** start of Data provided **

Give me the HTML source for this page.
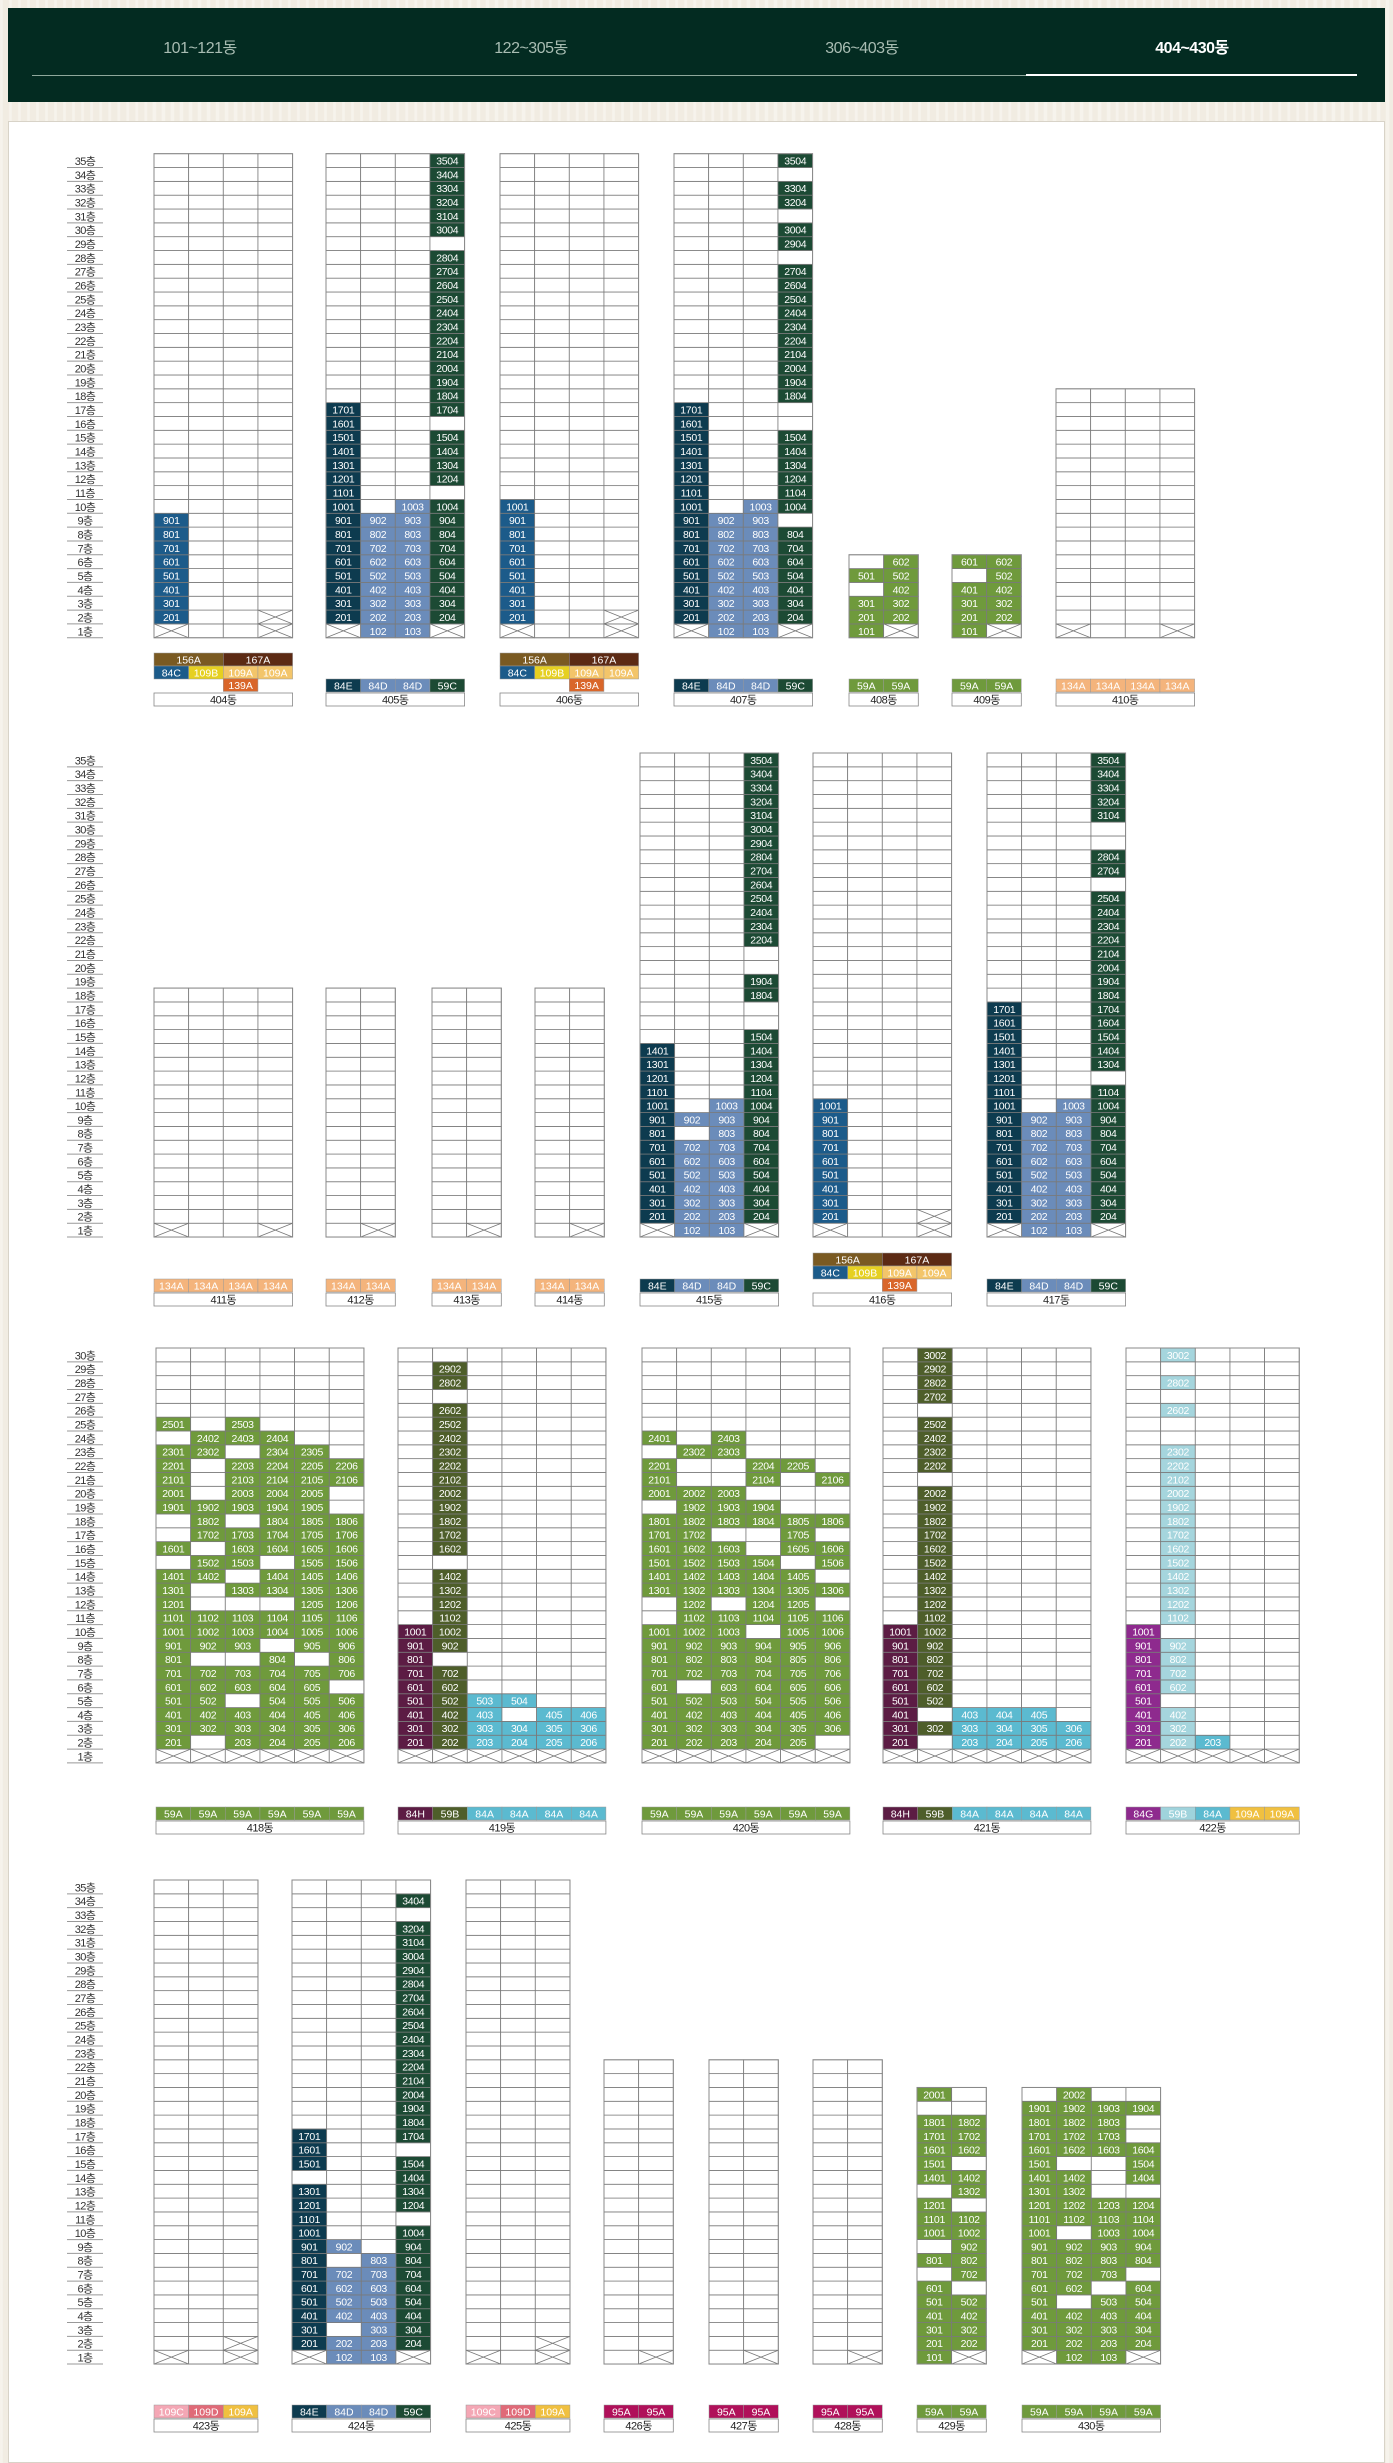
<!DOCTYPE html>
<html lang="ko">
<head>
<meta charset="utf-8">
<style>
  html,body{margin:0;padding:0;}
  body{width:1393px;height:2456px;overflow:hidden;position:relative;
    background:#f1ece2;
    background-image:repeating-linear-gradient(90deg,rgba(255,255,255,0.35) 0 3px,rgba(0,0,0,0) 3px 9px);
    font-family:"Liberation Sans","Noto Sans CJK KR",sans-serif;}
  #header{position:absolute;left:8px;top:8px;width:1377px;height:94px;background:#032b21;}
  .tab{position:absolute;top:26px;width:332px;text-align:center;font-size:16px;color:#a9bdb3;
    font-family:"Liberation Sans Narrow","Liberation Sans","Noto Sans CJK KR",sans-serif;letter-spacing:-0.5px;}
  .tab.active{color:#fff;font-weight:bold;}
  #tabline{position:absolute;left:24px;top:67px;width:1325px;height:1px;background:#8fa89c;}
  #tabactive{position:absolute;left:1018px;top:66px;width:331px;height:2px;background:#fff;}
  #panel{position:absolute;left:8px;top:121px;width:1375px;height:2340px;background:#fff;border:1px solid #d8d3c8;}
  #chart{position:absolute;left:0;top:0;}
</style>
</head>
<body>
<div id="header">
  <div class="tab" style="left:26px">101~121동</div>
  <div class="tab" style="left:357px">122~305동</div>
  <div class="tab" style="left:688px">306~403동</div>
  <div class="tab active" style="left:1018px">404~430동</div>
  <div id="tabline"></div>
  <div id="tabactive"></div>
</div>
<div id="panel"></div>
<svg id="chart" width="1393" height="2456" xmlns="http://www.w3.org/2000/svg"></svg>
<script>
// ---- data ----
const sectionTops = [153.7, 753, 1348, 1880];
const sectionFloors = [35, 35, 30, 35];
const legendY = [679, 1279, 1807, 2405];

const colorCodes = {E:'#0d3b4f', D:'#6b8cba', C:'#1c4a34', c:'#1c5b8a', G:'#6f9a3c', B:'#4e5e2a',
  H:'#5c1c44', a:'#5bbad0', P:'#8e2a8e', p:'#a5d5dd'};
const legendColors = {'156A':'#7a5a22','167A':'#5c2a14','84C':'#1c5b8a','109B':'#e6d020','109A':'#f3c56a',
  '139A':'#d9662a','84E':'#0d3b4f','84D':'#6b8cba','59C':'#1c4a34','59A':'#6f9a3c','134A':'#f4b47c',
  '84H':'#5c1c44','59B':'#4e5e2a','84A':'#5bbad0','84G':'#8e2a8e','59Bp':'#9fd3dc','109Ay':'#f0c040',
  '109C':'#f4a7b5','109D':'#e06a78','95A':'#b0105a'};

// building definitions: section, x, floor count, column RLE (bottom->top) or rows (top->bottom)
const buildingNames = ['404동','405동','406동','407동','408동','409동','410동',
  '411동','412동','413동','414동','415동','416동','417동',
  '418동','419동','420동','421동','422동',
  '423동','424동','425동','426동','427동','428동','429동','430동'];
const buildingSection = [0,0,0,0,0,0,0, 1,1,1,1,1,1,1, 2,2,2,2,2, 3,3,3,3,3,3,3,3];
const buildingX = [154,326,500,674,849,952,1056, 154,326,432,535,640,813,987, 156,398,642,883,1126, 154,292,466,604,709,813,917,1022];
const buildingFloors = [35,35,35,35,6,6,18, 18,18,18,18,35,35,35, 30,30,30,30,30, 35,35,35,22,22,22,20,20];
const buildingCols = [
  ['x1c8.26','.35','.35','x2.33'],
  ['x1E16.18','D9.26','D10.25','x1C9.1C4.1C12.1C6'],
  ['x1c9.25','.35','.35','x2.33'],
  ['x1E16.18','D9.26','D10.25','x1C7.1C6.2C10.1C2.1C2.1C1'],
  ['G3.1G1.1','x1G5'],
  ['G4.1G1','x1G5'],
  ['x1.17','.18','.18','x1.17'],
  ['x1.17','.18','.18','x1.17'],
  ['.18','x1.17'],['.18','x1.17'],['.18','x1.17'],
  ['x1E13.21','D7.1D1.26','D10.25','x1C14.2C2.2C14'],
  ['x1c9.25','.35','.35','x2.33'],
  ['x1E16.18','D9.26','D10.25','x1C10.1C13.1C2.2C5'],
  null,
  ['x1H9.20','x1B6.1B6.1B11.1B2.1','x1a4.25','x1a2.1a1.25','x1a3.26','x1a3.26'],
  null,
  ['x1H9.20','x1.1B1.1B16.1B4.1B4','x1a3.26','x1a3.26','x1a3.26','x1a2.27'],
  ['x1P9.20','x1p3.1p4.1p13.2p1.1p1.1p1','x1a1.28','x1.29','x1.29'],
  ['x1.34','.35','x2.33'],
  ['x1E12.1E3.18','D2.1D4.1D1.26','D8.27','x1C9.1C4.1C16.1C1.1'],
  ['x1.34','.35','x2.33'],
  ['.22','x1.21'],['.22','x1.21'],['.22','x1.21'],
  ['G6.1G1.1G3.1G5.1G1','x1G4.1G5.1G2.1G3.2'],
  null
];
const rows418 = ['......','......','......','......','......',
  'G.G...','.GGG..','GG.GG.','G.GGGG','G.GGGG','G.GGG.','GGGGG.','.G.GGG','.GGGGG','G.GGGG',
  '.GG.GG','GG.GGG','G.GGGG','G...GG','GGGGGG','GGGGGG','GGG.GG','G..G.G','GGGGGG','GGGGG.',
  'GG.GGG','GGGGGG','GGGGGG','G.GGGG','xxxxxx'];
const rows420 = ['......','......','......','......','......','......',
  'G.G...','.GG...','G..GG.','G..G.G','GGG...','.GGG..','GGGGGG','GG..G.','GGG.GG','GGGG.G',
  'GGGGG.','GGGGGG','.G.GG.','.GGGGG','GGG.GG','GGGGGG','GGGGGG','GGGGGG','G.GGGG',
  'GGGGGG','GGGGGG','GGGGGG','GGGGG.','xxxxxx'];
const rows430 = ['.G..','GGGG','GGG.','GGG.','GGGG','G..G','GG.G','GG..','GGGG','GGGG','G.GG',
  'GGGG','GGGG','GGG.','GG.G','G.GG','GGGG','GGGG','GGGG','xGGx'];
const buildingRows = {14:rows418, 16:rows420, 26:rows430};

// legends: rows of [label, colorKey, span]; rowOffset = rows above main legend row
const buildingLegends = [
  [[['156A','156A',2],['167A','167A',2]],[['84C','84C',1],['109B','109B',1],['109A','109A',1],['109A','109A',1]],[['','',2],['139A','139A',1]]],
  [[['84E','84E',1],['84D','84D',1],['84D','84D',1],['59C','59C',1]]],
  [[['156A','156A',2],['167A','167A',2]],[['84C','84C',1],['109B','109B',1],['109A','109A',1],['109A','109A',1]],[['','',2],['139A','139A',1]]],
  [[['84E','84E',1],['84D','84D',1],['84D','84D',1],['59C','59C',1]]],
  [[['59A','59A',1],['59A','59A',1]]],
  [[['59A','59A',1],['59A','59A',1]]],
  [[['134A','134A',1],['134A','134A',1],['134A','134A',1],['134A','134A',1]]],
  [[['134A','134A',1],['134A','134A',1],['134A','134A',1],['134A','134A',1]]],
  [[['134A','134A',1],['134A','134A',1]]],
  [[['134A','134A',1],['134A','134A',1]]],
  [[['134A','134A',1],['134A','134A',1]]],
  [[['84E','84E',1],['84D','84D',1],['84D','84D',1],['59C','59C',1]]],
  [[['156A','156A',2],['167A','167A',2]],[['84C','84C',1],['109B','109B',1],['109A','109A',1],['109A','109A',1]],[['','',2],['139A','139A',1]]],
  [[['84E','84E',1],['84D','84D',1],['84D','84D',1],['59C','59C',1]]],
  [[['59A','59A',1],['59A','59A',1],['59A','59A',1],['59A','59A',1],['59A','59A',1],['59A','59A',1]]],
  [[['84H','84H',1],['59B','59B',1],['84A','84A',1],['84A','84A',1],['84A','84A',1],['84A','84A',1]]],
  [[['59A','59A',1],['59A','59A',1],['59A','59A',1],['59A','59A',1],['59A','59A',1],['59A','59A',1]]],
  [[['84H','84H',1],['59B','59B',1],['84A','84A',1],['84A','84A',1],['84A','84A',1],['84A','84A',1]]],
  [[['84G','84G',1],['59B','59Bp',1],['84A','84A',1],['109A','109Ay',1],['109A','109Ay',1]]],
  [[['109C','109C',1],['109D','109D',1],['109A','109Ay',1]]],
  [[['84E','84E',1],['84D','84D',1],['84D','84D',1],['59C','59C',1]]],
  [[['109C','109C',1],['109D','109D',1],['109A','109Ay',1]]],
  [[['95A','95A',1],['95A','95A',1]]],
  [[['95A','95A',1],['95A','95A',1]]],
  [[['95A','95A',1],['95A','95A',1]]],
  [[['59A','59A',1],['59A','59A',1]]],
  [[['59A','59A',1],['59A','59A',1],['59A','59A',1],['59A','59A',1]]]
];

// ---- drawing ----
const ROW = 13.83, COLW = 34.65, LROW = 13;
const NS = 'http://www.w3.org/2000/svg';
const svg = document.getElementById('chart');
function mk(tag, attrs, parent){const e=document.createElementNS(NS,tag);for(const k in attrs)e.setAttribute(k,attrs[k]);(parent||svg).appendChild(e);return e;}
function rle(s){const out=[];s.replace(/([a-zA-Z.])(\d+)/g,(m,c,n)=>{for(let i=0;i<+n;i++)out.push(c);});return out;}

// floor labels
sectionTops.forEach((top, si) => {
  const g = mk('g', {});
  
  
  const n = sectionFloors[si];
  for (let k = 0; k < n; k++) {
    const f = n - k, y = top + k*ROW;
    const t = mk('text', {x:85, y:y+ROW-2.5, 'font-size':11, 'text-anchor':'middle', fill:'#333',
      'font-family':'"Liberation Sans Narrow","Liberation Sans","Noto Sans CJK KR",sans-serif', 'letter-spacing':'-0.6'}, g);
    t.textContent = f + '층';
    
    
    mk('line', {x1:67, x2:103, y1:y+ROW, y2:y+ROW, stroke:'#999', 'stroke-width':1}, g);
  }
});

buildingNames.forEach((name, bi) => {
  const si = buildingSection[bi];
  const bottom = sectionTops[si] + sectionFloors[si]*ROW;
  const bx = buildingX[bi], nf = buildingFloors[bi];
  let grid; // grid[col][floorIdx] floorIdx 0 = floor1
  if (buildingCols[bi]) grid = buildingCols[bi].map(rle);
  else {
    const rows = buildingRows[bi], nc = rows[0].length;
    grid = [];
    for (let c = 0; c < nc; c++) { grid.push([]); for (let f = 0; f < nf; f++) grid[c].push(rows[nf-1-f][c]); }
  }
  const nc = grid.length;
  const g = mk('g', {});
  
  
  for (let c = 0; c < nc; c++) {
    for (let f = 0; f < nf; f++) {
      const code = grid[c][f] || '.';
      const x = bx + c*COLW, y = bottom - (f+1)*ROW;
      const fill = colorCodes[code] || '#fff';
      const r = mk('rect', {x:x, y:y, width:COLW, height:ROW, fill:fill, stroke:'#7a7a7a', 'stroke-width':0.8}, g);
      
      
      if (code === 'x') {
        mk('path', {d:`M${x} ${y}L${x+COLW} ${y+ROW}M${x+COLW} ${y}L${x} ${y+ROW}`, stroke:'#777', 'stroke-width':0.8, fill:'none'}, g);
      } else if (colorCodes[code]) {
        const t = mk('text', {x:x+COLW/2, y:y+ROW-3, 'font-size':10.5, 'text-anchor':'middle', fill:'#fff',
          'font-family':'"Liberation Sans Narrow","Liberation Sans",sans-serif', 'letter-spacing':'-0.3'}, g);
        t.textContent = String((f+1)*100 + c + 1);
        
        
      }
    }
  }
  mk('rect', {x:bx, y:bottom-nf*ROW, width:nc*COLW, height:nf*ROW, fill:'none', stroke:'#888', 'stroke-width':1}, g);

  // legend
  const leg = buildingLegends[bi];
  const lg = mk('g', {});
  
  
  const ly0 = legendY[si];
  const rowYs = leg.length === 3 ? [ly0-26, ly0-13, ly0-0.5] : [ly0];
  leg.forEach((row, ri) => {
    let cx = bx;
    row.forEach(([label, key, span]) => {
      const w = span*COLW;
      if (label) {
        const r = mk('rect', {x:cx, y:rowYs[ri], width:w, height:LROW, fill:legendColors[key], stroke:'#999', 'stroke-width':0.5}, lg);
        
        
        const t = mk('text', {x:cx+w/2, y:rowYs[ri]+LROW-2.5, 'font-size':10.5, 'text-anchor':'middle', fill:'#fff',
          'font-family':'"Liberation Sans Narrow","Liberation Sans",sans-serif'}, lg);
        t.textContent = label;
        
        
      }
      cx += w;
    });
  });
  const nb = mk('rect', {x:bx, y:ly0+LROW+1, width:nc*COLW, height:13, fill:'#fff', stroke:'#888', 'stroke-width':0.8}, lg);
  
  
  const nt = mk('text', {x:bx+nc*COLW/2, y:ly0+LROW+11.5, 'font-size':11, 'text-anchor':'middle', fill:'#222',
    'font-family':'"Liberation Sans","Noto Sans CJK KR",sans-serif', 'letter-spacing':'-0.5'}, lg);
  nt.textContent = name;
  
  
});
</script>
</body>
</html>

** end of Data provided **

> **To be done**
Extract, word for word, each line from the top of the data down to and including the line with "const legendY = [679, 1279, 1807, 2405];"; skip the pictures.

> **Answer for the task**
Give me the HTML source for this page.
<!DOCTYPE html>
<html lang="ko">
<head>
<meta charset="utf-8">
<style>
  html,body{margin:0;padding:0;}
  body{width:1393px;height:2456px;overflow:hidden;position:relative;
    background:#f1ece2;
    background-image:repeating-linear-gradient(90deg,rgba(255,255,255,0.35) 0 3px,rgba(0,0,0,0) 3px 9px);
    font-family:"Liberation Sans","Noto Sans CJK KR",sans-serif;}
  #header{position:absolute;left:8px;top:8px;width:1377px;height:94px;background:#032b21;}
  .tab{position:absolute;top:26px;width:332px;text-align:center;font-size:16px;color:#a9bdb3;
    font-family:"Liberation Sans Narrow","Liberation Sans","Noto Sans CJK KR",sans-serif;letter-spacing:-0.5px;}
  .tab.active{color:#fff;font-weight:bold;}
  #tabline{position:absolute;left:24px;top:67px;width:1325px;height:1px;background:#8fa89c;}
  #tabactive{position:absolute;left:1018px;top:66px;width:331px;height:2px;background:#fff;}
  #panel{position:absolute;left:8px;top:121px;width:1375px;height:2340px;background:#fff;border:1px solid #d8d3c8;}
  #chart{position:absolute;left:0;top:0;}
</style>
</head>
<body>
<div id="header">
  <div class="tab" style="left:26px">101~121동</div>
  <div class="tab" style="left:357px">122~305동</div>
  <div class="tab" style="left:688px">306~403동</div>
  <div class="tab active" style="left:1018px">404~430동</div>
  <div id="tabline"></div>
  <div id="tabactive"></div>
</div>
<div id="panel"></div>
<svg id="chart" width="1393" height="2456" xmlns="http://www.w3.org/2000/svg"></svg>
<script>
// ---- data ----
const sectionTops = [153.7, 753, 1348, 1880];
const sectionFloors = [35, 35, 30, 35];
const legendY = [679, 1279, 1807, 2405];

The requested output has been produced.